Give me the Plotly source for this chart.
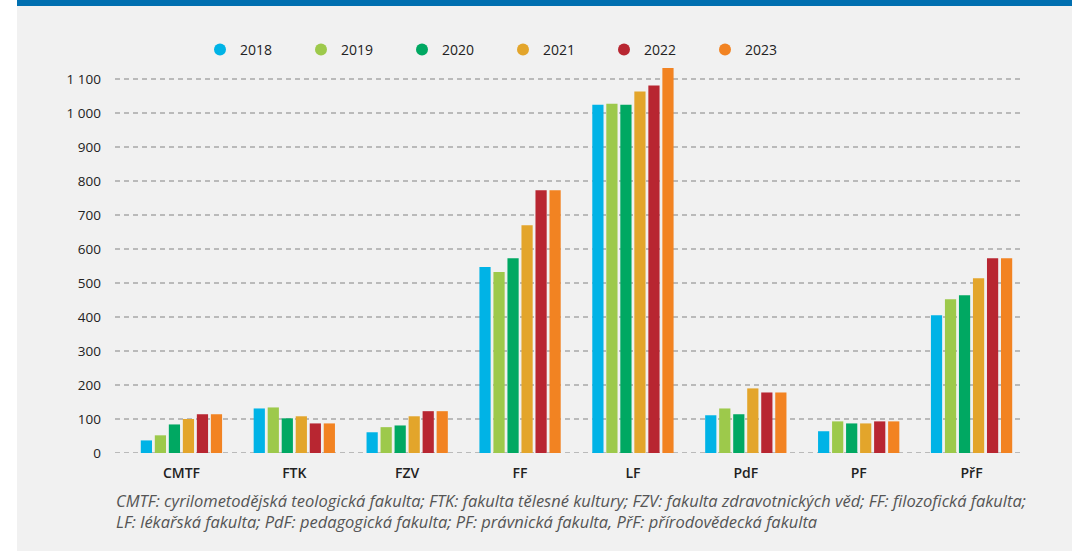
import plotly.graph_objects as go

categories = ["CMTF", "FTK", "FZV", "FF", "LF", "PdF", "PF", "PřF"]
years = ["2018", "2019", "2020", "2021", "2022", "2023"]
values = {
    "2018": [37, 131, 61, 547, 1024, 111, 64, 405],
    "2019": [52, 134, 76, 532, 1027, 131, 93, 452],
    "2020": [84, 102, 81, 573, 1024, 114, 87, 464],
    "2021": [100, 108, 108, 670, 1063, 190, 87, 514],
    "2022": [114, 87, 123, 773, 1081, 178, 93, 573],
    "2023": [114, 87, 123, 773, 1132, 178, 93, 573],
}
colors = ["#00b3e6", "#9dc94b", "#00a862", "#e3a52b", "#b82631", "#f28322"]
tick_vals = [0, 100, 200, 300, 400, 500, 600, 700, 800, 900, 1000, 1100]
tick_text = ["0", "100", "200", "300", "400", "500", "600", "700", "800", "900", "1 000", "1 100"]
footnote = ("CMTF: cyrilometodějská teologická fakulta; FTK: fakulta tělesné kultury; FZV: fakulta zdravotnických věd; FF: filozofická fakulta;<br>"
            "LF: lékařská fakulta; PdF: pedagogická fakulta; PF: právnická fakulta, PřF: přírodovědecká fakulta")

W, H = 1072, 551
L, R, T, B = 125, 44, 62, 98
pw, ph = W - L - R, H - T - B

def px_x(px):
    return (px - L) / pw

def px_y(py):
    return (H - B - py) / ph

fig = go.Figure()
for y, c in zip(years, colors):
    fig.add_trace(go.Bar(x=categories, y=values[y], name=y, marker=dict(color=c, line=dict(width=0)),
                         showlegend=False))
for y, c in zip(years, colors):
    fig.add_trace(go.Scatter(x=[None], y=[None], mode="markers", name=y,
                             marker=dict(color=c, size=15, symbol="circle")))

shapes = [
    dict(type="rect", xref="paper", yref="paper", x0=px_x(-5), x1=px_x(17), y0=px_y(-5), y1=px_y(560),
         fillcolor="white", line=dict(width=0), layer="below"),
    dict(type="rect", xref="paper", yref="paper", x0=px_x(17), x1=px_x(1080), y0=px_y(6), y1=px_y(-5),
         fillcolor="#006fb0", line=dict(width=0)),
]
for v in tick_vals:
    shapes.append(dict(type="line", xref="paper", yref="y", x0=px_x(115), x1=px_x(1022), y0=v, y1=v,
                       line=dict(color="#a8a8a8", width=1.5, dash="5px,4px"), layer="below"))

fig.update_layout(
    width=W, height=H,
    margin=dict(l=L, r=R, t=T, b=B),
    paper_bgcolor="#f1f1f1", plot_bgcolor="rgba(0,0,0,0)",
    font=dict(family="Open Sans", color="#222222", size=13),
    barmode="group", bargap=0.255, bargroupgap=0.2,
    legend=dict(orientation="h", x=px_x(200), xanchor="left", y=px_y(50), yanchor="middle",
                entrywidth=56, entrywidthmode="pixels", font=dict(size=14, color="#222222"),
                bgcolor="rgba(0,0,0,0)", itemsizing="constant"),
    xaxis=dict(showgrid=False, showline=False, ticks="", zeroline=False,
               tickfont=dict(size=14, color="#222222", weight=600), ticklabelstandoff=10),
    yaxis=dict(range=[0, 1150], tickvals=tick_vals, ticktext=tick_text, showgrid=False, zeroline=False,
               showline=False, ticks="", tickfont=dict(size=13.5, color="#222222"), ticklabelstandoff=23),
    shapes=shapes,
    annotations=[
        dict(text=footnote, xref="paper", yref="paper", x=px_x(114), y=px_y(487), xanchor="left", yanchor="top",
             align="left", showarrow=False,
             font=dict(family="Open Sans", size=16.5, color="#555555", style="italic")),
    ],
)

fig.write_html("out.html", config={"displayModeBar": False},
               post_script="document.body.style.margin='0px';document.body.style.overflow='hidden';")
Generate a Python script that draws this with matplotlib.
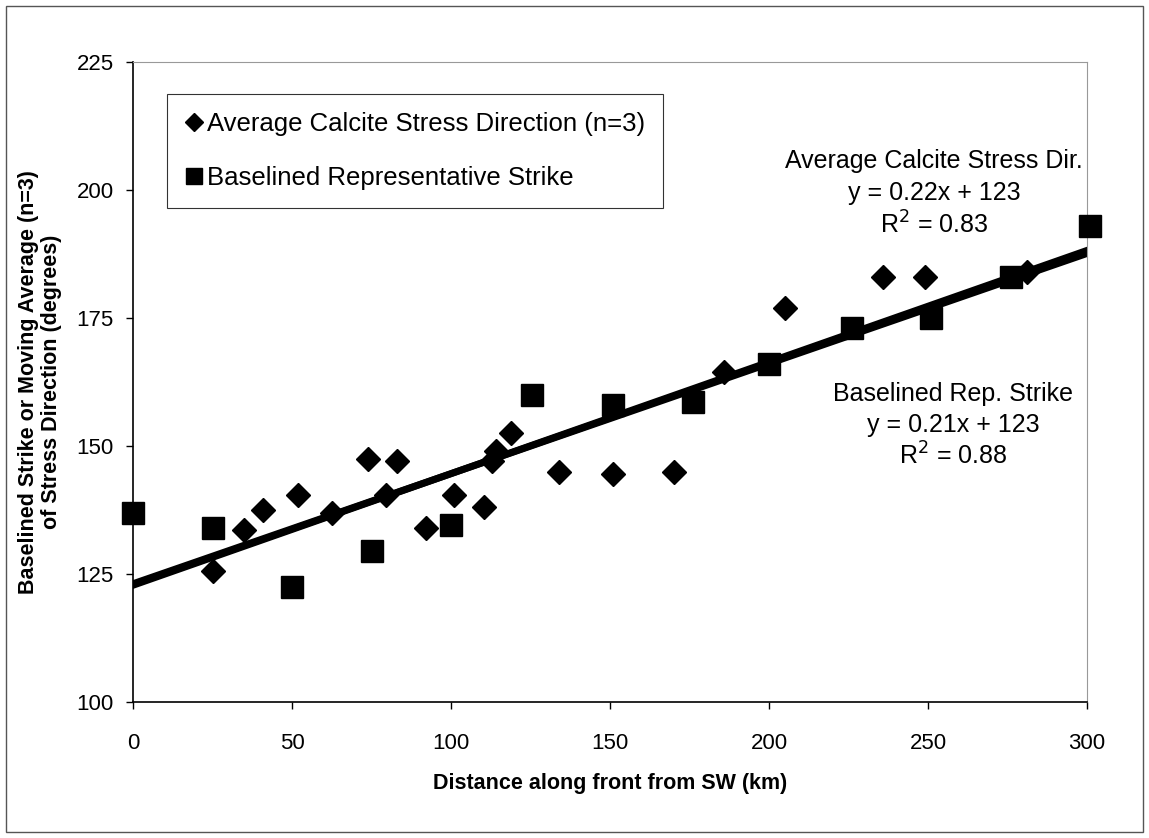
import matplotlib.pyplot as plt
import numpy as np
from matplotlib.patches import Rectangle

# average calcite stress direction (n=3 moving average)
calcite_x = [25, 35, 41, 52, 62.5, 74, 79.5, 83, 92, 101, 110.5, 113, 114, 119,
             134, 151, 170, 186, 205, 236, 249, 281]
calcite_y = [125.5, 133.5, 137.5, 140.5, 137, 147.5, 140.5, 147, 134, 140.5, 138,
             147, 149, 152.5, 145, 144.5, 145, 164.5, 177, 183, 183, 184]

# baselined representative strike
strike_x = [0, 25, 50, 75, 100, 125.5, 151, 176, 200, 226, 251, 276, 301]
strike_y = [137, 134, 122.5, 129.5, 134.5, 160, 158, 158.5, 166, 173, 175, 183, 193]

# linear trend lines (slope, intercept)
calcite_fit = (0.218, 122.8)
strike_fit = (0.215, 123.1)

x_ticks = [0, 50, 100, 150, 200, 250, 300]
y_ticks = [100, 125, 150, 175, 200, 225]

calcite_note = ['Average Calcite Stress Dir.', 'y = 0.22x + 123', 'R$^2$ = 0.83']
strike_note = ['Baselined Rep. Strike', 'y = 0.21x + 123', 'R$^2$ = 0.88']

plt.rcParams['font.family'] = ['Liberation Sans', 'DejaVu Sans']

fig = plt.figure(figsize=(11.49, 8.38), dpi=100)
ax = fig.add_axes([0.1158, 0.1623, 0.8302, 0.7637])

xx = np.array([0, 300])
ax.plot(xx, calcite_fit[0] * xx + calcite_fit[1], color='black', lw=5, zorder=2)
ax.plot(xx, strike_fit[0] * xx + strike_fit[1], color='black', lw=5, zorder=2)

ax.plot(calcite_x, calcite_y, 'D', color='black', ms=12.5, ls='none', zorder=3,
        clip_on=False, label='Average Calcite Stress Direction (n=3)')
ax.plot(strike_x, strike_y, 's', color='black', ms=15.5, ls='none', zorder=3,
        clip_on=False, label='Baselined Representative Strike')

ax.set_xlim(0, 300)
ax.set_ylim(100, 225)
ax.set_xticks(x_ticks)
ax.set_yticks(y_ticks)
ax.tick_params(labelsize=16, direction='out', length=5, width=1)
ax.tick_params(axis='x', pad=17)
ax.tick_params(axis='y', pad=9)
for sp in ['top', 'right']:
    ax.spines[sp].set_color('#999999')
    ax.spines[sp].set_linewidth(0.8)
for sp in ['left', 'bottom']:
    ax.spines[sp].set_linewidth(1.2)

ax.set_xlabel('Distance along front from SW (km)', fontsize=15.5, fontweight='bold',
              labelpad=14)
ax.set_ylabel('Baselined Strike or Moving Average (n=3)\nof Stress Direction (degrees)',
              fontsize=15.5, fontweight='bold', labelpad=10, linespacing=1.15)

leg = ax.legend(loc='upper left', bbox_to_anchor=(0.0356, 0.95), borderaxespad=0,
                fontsize=18.5, frameon=True, fancybox=False, edgecolor='black',
                handlelength=0.7, handletextpad=0.15, borderpad=0.7,
                labelspacing=1.15, markerscale=0.75)
leg.get_frame().set_linewidth(0.8)

for line, yf in zip(calcite_note, [0.845, 0.795, 0.745]):
    ax.text(0.8396, yf, line, transform=ax.transAxes, ha='center', va='center',
            fontsize=18, zorder=4)
for line, yf in zip(strike_note, [0.481, 0.433, 0.385]):
    ax.text(0.8595, yf, line, transform=ax.transAxes, ha='center', va='center',
            fontsize=18, zorder=4)

fig.patches.append(Rectangle((0.005, 0.007), 0.99, 0.986, transform=fig.transFigure,
                             fill=False, edgecolor='#555555', lw=1))

fig.savefig('out.png', dpi=100)
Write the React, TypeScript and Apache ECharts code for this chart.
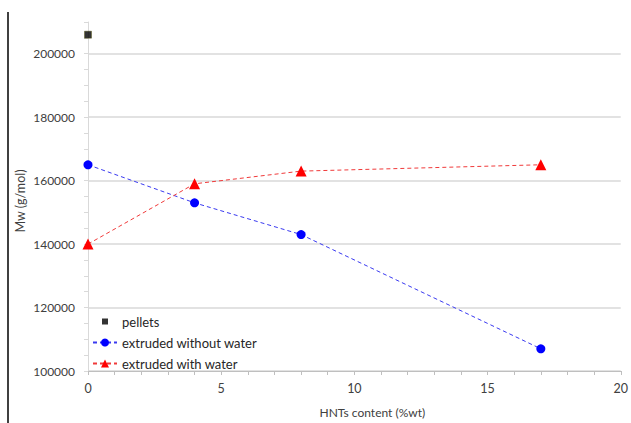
+++
- **Request**: All of the entries need to be transcribed word for word; pictures are left out.

- **Task output**:
Give me the Plotly source for this chart.
import plotly.graph_objects as go

categories = ["CMTF", "FTK", "FZV", "FF", "LF", "PdF", "PF", "PřF"]
years = ["2018", "2019", "2020", "2021", "2022", "2023"]
values = {
    "2018": [37, 131, 61, 547, 1024, 111, 64, 405],
    "2019": [52, 134, 76, 532, 1027, 131, 93, 452],
    "2020": [84, 102, 81, 573, 1024, 114, 87, 464],
    "2021": [100, 108, 108, 670, 1063, 190, 87, 514],
    "2022": [114, 87, 123, 773, 1081, 178, 93, 573],
    "2023": [114, 87, 123, 773, 1132, 178, 93, 573],
}
colors = ["#00b3e6", "#9dc94b", "#00a862", "#e3a52b", "#b82631", "#f28322"]
tick_vals = [0, 100, 200, 300, 400, 500, 600, 700, 800, 900, 1000, 1100]
tick_text = ["0", "100", "200", "300", "400", "500", "600", "700", "800", "900", "1 000", "1 100"]
footnote = ("CMTF: cyrilometodějská teologická fakulta; FTK: fakulta tělesné kultury; FZV: fakulta zdravotnických věd; FF: filozofická fakulta;<br>"
            "LF: lékařská fakulta; PdF: pedagogická fakulta; PF: právnická fakulta, PřF: přírodovědecká fakulta")

W, H = 1072, 551
L, R, T, B = 125, 44, 62, 98
pw, ph = W - L - R, H - T - B

def px_x(px):
    return (px - L) / pw

def px_y(py):
    return (H - B - py) / ph

fig = go.Figure()
for y, c in zip(years, colors):
    fig.add_trace(go.Bar(x=categories, y=values[y], name=y, marker=dict(color=c, line=dict(width=0)),
                         showlegend=False))
for y, c in zip(years, colors):
    fig.add_trace(go.Scatter(x=[None], y=[None], mode="markers", name=y,
                             marker=dict(color=c, size=15, symbol="circle")))

shapes = [
    dict(type="rect", xref="paper", yref="paper", x0=px_x(-5), x1=px_x(17), y0=px_y(-5), y1=px_y(560),
         fillcolor="white", line=dict(width=0), layer="below"),
    dict(type="rect", xref="paper", yref="paper", x0=px_x(17), x1=px_x(1080), y0=px_y(6), y1=px_y(-5),
         fillcolor="#006fb0", line=dict(width=0)),
]
for v in tick_vals:
    shapes.append(dict(type="line", xref="paper", yref="y", x0=px_x(115), x1=px_x(1022), y0=v, y1=v,
                       line=dict(color="#a8a8a8", width=1.5, dash="5px,4px"), layer="below"))

fig.update_layout(
    width=W, height=H,
    margin=dict(l=L, r=R, t=T, b=B),
    paper_bgcolor="#f1f1f1", plot_bgcolor="rgba(0,0,0,0)",
    font=dict(family="Open Sans", color="#222222", size=13),
    barmode="group", bargap=0.255, bargroupgap=0.2,
    legend=dict(orientation="h", x=px_x(200), xanchor="left", y=px_y(50), yanchor="middle",
                entrywidth=56, entrywidthmode="pixels", font=dict(size=14, color="#222222"),
                bgcolor="rgba(0,0,0,0)", itemsizing="constant"),
    xaxis=dict(showgrid=False, showline=False, ticks="", zeroline=False,
               tickfont=dict(size=14, color="#222222", weight=600), ticklabelstandoff=10),
    yaxis=dict(range=[0, 1150], tickvals=tick_vals, ticktext=tick_text, showgrid=False, zeroline=False,
               showline=False, ticks="", tickfont=dict(size=13.5, color="#222222"), ticklabelstandoff=23),
    shapes=shapes,
    annotations=[
        dict(text=footnote, xref="paper", yref="paper", x=px_x(114), y=px_y(487), xanchor="left", yanchor="top",
             align="left", showarrow=False,
             font=dict(family="Open Sans", size=16.5, color="#555555", style="italic")),
    ],
)

fig.write_html("out.html", config={"displayModeBar": False},
               post_script="document.body.style.margin='0px';document.body.style.overflow='hidden';")
Generate a Python script that draws this with matplotlib.
import matplotlib.pyplot as plt
import numpy as np
from matplotlib.patches import Rectangle

# average calcite stress direction (n=3 moving average)
calcite_x = [25, 35, 41, 52, 62.5, 74, 79.5, 83, 92, 101, 110.5, 113, 114, 119,
             134, 151, 170, 186, 205, 236, 249, 281]
calcite_y = [125.5, 133.5, 137.5, 140.5, 137, 147.5, 140.5, 147, 134, 140.5, 138,
             147, 149, 152.5, 145, 144.5, 145, 164.5, 177, 183, 183, 184]

# baselined representative strike
strike_x = [0, 25, 50, 75, 100, 125.5, 151, 176, 200, 226, 251, 276, 301]
strike_y = [137, 134, 122.5, 129.5, 134.5, 160, 158, 158.5, 166, 173, 175, 183, 193]

# linear trend lines (slope, intercept)
calcite_fit = (0.218, 122.8)
strike_fit = (0.215, 123.1)

x_ticks = [0, 50, 100, 150, 200, 250, 300]
y_ticks = [100, 125, 150, 175, 200, 225]

calcite_note = ['Average Calcite Stress Dir.', 'y = 0.22x + 123', 'R$^2$ = 0.83']
strike_note = ['Baselined Rep. Strike', 'y = 0.21x + 123', 'R$^2$ = 0.88']

plt.rcParams['font.family'] = ['Liberation Sans', 'DejaVu Sans']

fig = plt.figure(figsize=(11.49, 8.38), dpi=100)
ax = fig.add_axes([0.1158, 0.1623, 0.8302, 0.7637])

xx = np.array([0, 300])
ax.plot(xx, calcite_fit[0] * xx + calcite_fit[1], color='black', lw=5, zorder=2)
ax.plot(xx, strike_fit[0] * xx + strike_fit[1], color='black', lw=5, zorder=2)

ax.plot(calcite_x, calcite_y, 'D', color='black', ms=12.5, ls='none', zorder=3,
        clip_on=False, label='Average Calcite Stress Direction (n=3)')
ax.plot(strike_x, strike_y, 's', color='black', ms=15.5, ls='none', zorder=3,
        clip_on=False, label='Baselined Representative Strike')

ax.set_xlim(0, 300)
ax.set_ylim(100, 225)
ax.set_xticks(x_ticks)
ax.set_yticks(y_ticks)
ax.tick_params(labelsize=16, direction='out', length=5, width=1)
ax.tick_params(axis='x', pad=17)
ax.tick_params(axis='y', pad=9)
for sp in ['top', 'right']:
    ax.spines[sp].set_color('#999999')
    ax.spines[sp].set_linewidth(0.8)
for sp in ['left', 'bottom']:
    ax.spines[sp].set_linewidth(1.2)

ax.set_xlabel('Distance along front from SW (km)', fontsize=15.5, fontweight='bold',
              labelpad=14)
ax.set_ylabel('Baselined Strike or Moving Average (n=3)\nof Stress Direction (degrees)',
              fontsize=15.5, fontweight='bold', labelpad=10, linespacing=1.15)

leg = ax.legend(loc='upper left', bbox_to_anchor=(0.0356, 0.95), borderaxespad=0,
                fontsize=18.5, frameon=True, fancybox=False, edgecolor='black',
                handlelength=0.7, handletextpad=0.15, borderpad=0.7,
                labelspacing=1.15, markerscale=0.75)
leg.get_frame().set_linewidth(0.8)

for line, yf in zip(calcite_note, [0.845, 0.795, 0.745]):
    ax.text(0.8396, yf, line, transform=ax.transAxes, ha='center', va='center',
            fontsize=18, zorder=4)
for line, yf in zip(strike_note, [0.481, 0.433, 0.385]):
    ax.text(0.8595, yf, line, transform=ax.transAxes, ha='center', va='center',
            fontsize=18, zorder=4)

fig.patches.append(Rectangle((0.005, 0.007), 0.99, 0.986, transform=fig.transFigure,
                             fill=False, edgecolor='#555555', lw=1))

fig.savefig('out.png', dpi=100)
Write the React, TypeScript and Apache ECharts code for this chart.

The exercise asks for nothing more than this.